>> BEGIN

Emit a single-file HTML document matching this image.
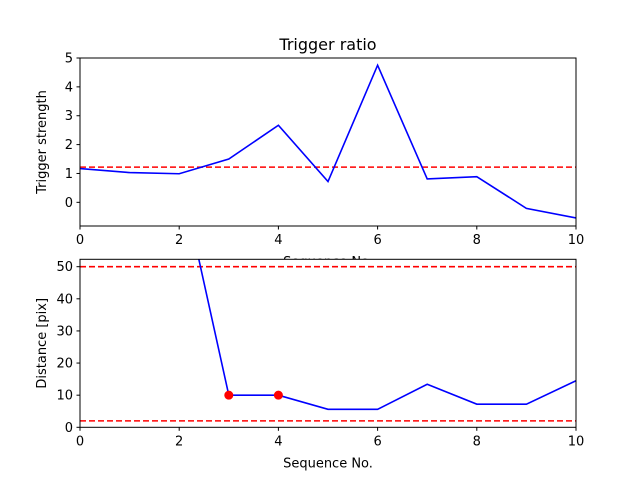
<!DOCTYPE html>
<html><head><meta charset="utf-8"><style>
body{margin:0;background:#fff}
svg text{font-family:"DejaVu Sans","Liberation Sans",sans-serif;fill:#000}
</style></head><body>
<svg id="c" width="640" height="480" xmlns="http://www.w3.org/2000/svg"></svg>
<script>
const seq = [0,1,2,3,4,5,6,7,8,9,10];
const triggerValues = [1.17,1.03,0.99,1.5,2.67,0.72,4.75,0.81,0.89,-0.21,-0.54];
const triggerThreshold = [1.22];
const topTicks = [0,1,2,3,4,5];
const distValues = [120,100,80,10,10,5.6,5.6,13.4,7.2,7.2,14.5];
const distMarkerIdx = [3,4];
const distThresholds = [50,2];
const bottomTicks = [0,10,20,30,40,50];
const xTicks = [0,2,4,6,8,10];

const svg=document.getElementById('c');
const NS='http://www.w3.org/2000/svg';
function el(t,a,p){const e=document.createElementNS(NS,t);for(const k in a)e.setAttribute(k,a[k]);(p||svg).appendChild(e);return e;}
const L=80,R=576;
const sx=v=>L+(v-0)/(10-0)*(R-L);

function panel(name,top,bot,ymin,ymax,ticks,vals,hl,markers,ylabel,xlabel){
  const sy=v=>bot-(v-ymin)/(ymax-ymin)*(bot-top);
  const g=el('g',{});
  
  
  const bg=el('rect',{x:L,y:top,width:R-L,height:bot-top,fill:'#fff'},g);
  
  
  const cid='clip-'+name;
  const cp=el('clipPath',{id:cid},g);el('rect',{x:L,y:top,width:R-L,height:bot-top},cp);
  hl.forEach(v=>{const l=el('line',{x1:L,x2:R,y1:sy(v),y2:sy(v),stroke:'#f00','stroke-width':1.6,'stroke-dasharray':'6,3','clip-path':`url(#${cid})`},g);
    
    });
  const pl=el('polyline',{points:vals.map((v,i)=>sx(seq[i])+','+sy(v)).join(' '),fill:'none',stroke:'#00f','stroke-width':1.6,'clip-path':`url(#${cid})`},g);
  
  
  markers.forEach(i=>{const c=el('circle',{cx:sx(seq[i]),cy:sy(vals[i]),r:4.5,fill:'#f00'},g);
    
    });
  el('rect',{x:L,y:top,width:R-L,height:bot-top,fill:'none',stroke:'#000','stroke-width':1},g);
  ticks.forEach(t=>{const y=sy(t);el('line',{x1:L-3.5,x2:L,y1:y,y2:y,stroke:'#000'},g);
    const tx=el('text',{x:L-7,y:y+4.5,'text-anchor':'end','font-size':13},g);tx.textContent=t;
    
    });
  xTicks.forEach(t=>{const x=sx(t);el('line',{x1:x,x2:x,y1:bot,y2:bot+3.5,stroke:'#000'},g);
    const tx=el('text',{x:x,y:bot+18,'text-anchor':'middle','font-size':13},g);tx.textContent=t;
    
    });
  const yl=el('text',{x:0,y:0,'text-anchor':'middle','font-size':13,transform:`translate(${L-34},${(top+bot)/2}) rotate(-90)`},g);
  yl.textContent=ylabel;
  
  
  const xl=el('text',{x:(L+R)/2,y:bot+40,'text-anchor':'middle','font-size':13},g);
  xl.textContent=xlabel;
  
  
}
const title=el('text',{x:328,y:50,'text-anchor':'middle','font-size':16});
title.textContent='Trigger ratio';


panel('trigger',58,226,-0.82,5,topTicks,triggerValues,triggerThreshold,[],'Trigger strength','Sequence No.');
panel('distance',259.3,427.3,0,52.3,bottomTicks,distValues,distThresholds,distMarkerIdx,'Distance [pix]','Sequence No.');
</script>
</body></html>
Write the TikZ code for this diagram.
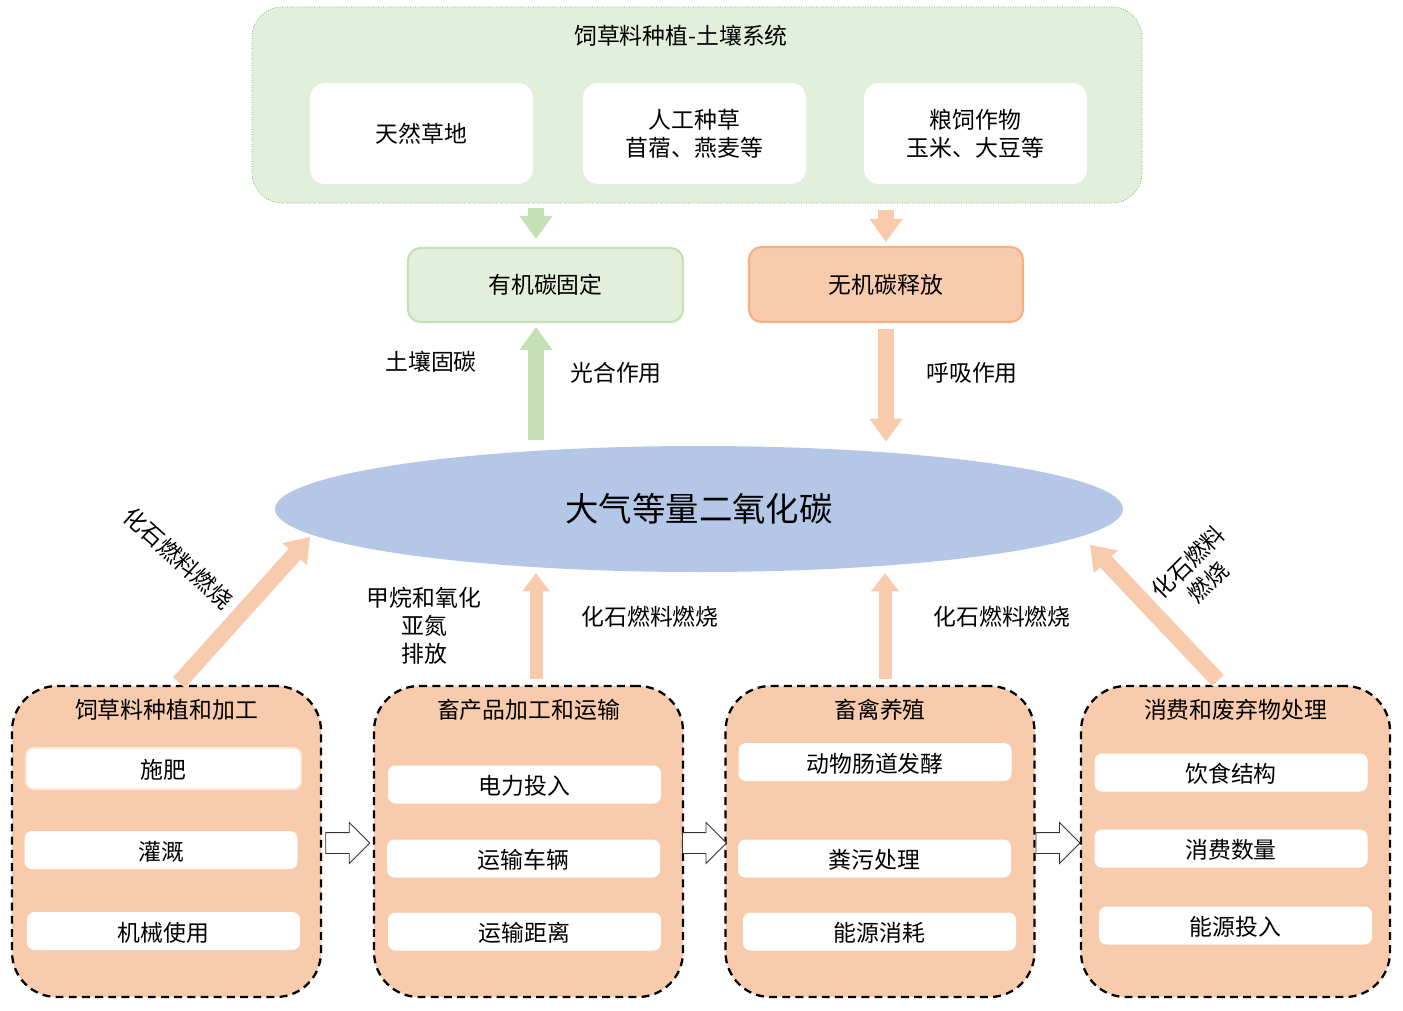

>> END

▶ **Required work**
Return only the lines running from the start of the entries above to the line that contains "const sx=v=>L+(v-0)/(10-0)*(R-L);", inclusive, and omit every picture.

▶ **Answer for this exercise**
Emit a single-file HTML document matching this image.
<!DOCTYPE html>
<html><head><meta charset="utf-8"><style>
body{margin:0;background:#fff}
svg text{font-family:"DejaVu Sans","Liberation Sans",sans-serif;fill:#000}
</style></head><body>
<svg id="c" width="640" height="480" xmlns="http://www.w3.org/2000/svg"></svg>
<script>
const seq = [0,1,2,3,4,5,6,7,8,9,10];
const triggerValues = [1.17,1.03,0.99,1.5,2.67,0.72,4.75,0.81,0.89,-0.21,-0.54];
const triggerThreshold = [1.22];
const topTicks = [0,1,2,3,4,5];
const distValues = [120,100,80,10,10,5.6,5.6,13.4,7.2,7.2,14.5];
const distMarkerIdx = [3,4];
const distThresholds = [50,2];
const bottomTicks = [0,10,20,30,40,50];
const xTicks = [0,2,4,6,8,10];

const svg=document.getElementById('c');
const NS='http://www.w3.org/2000/svg';
function el(t,a,p){const e=document.createElementNS(NS,t);for(const k in a)e.setAttribute(k,a[k]);(p||svg).appendChild(e);return e;}
const L=80,R=576;
const sx=v=>L+(v-0)/(10-0)*(R-L);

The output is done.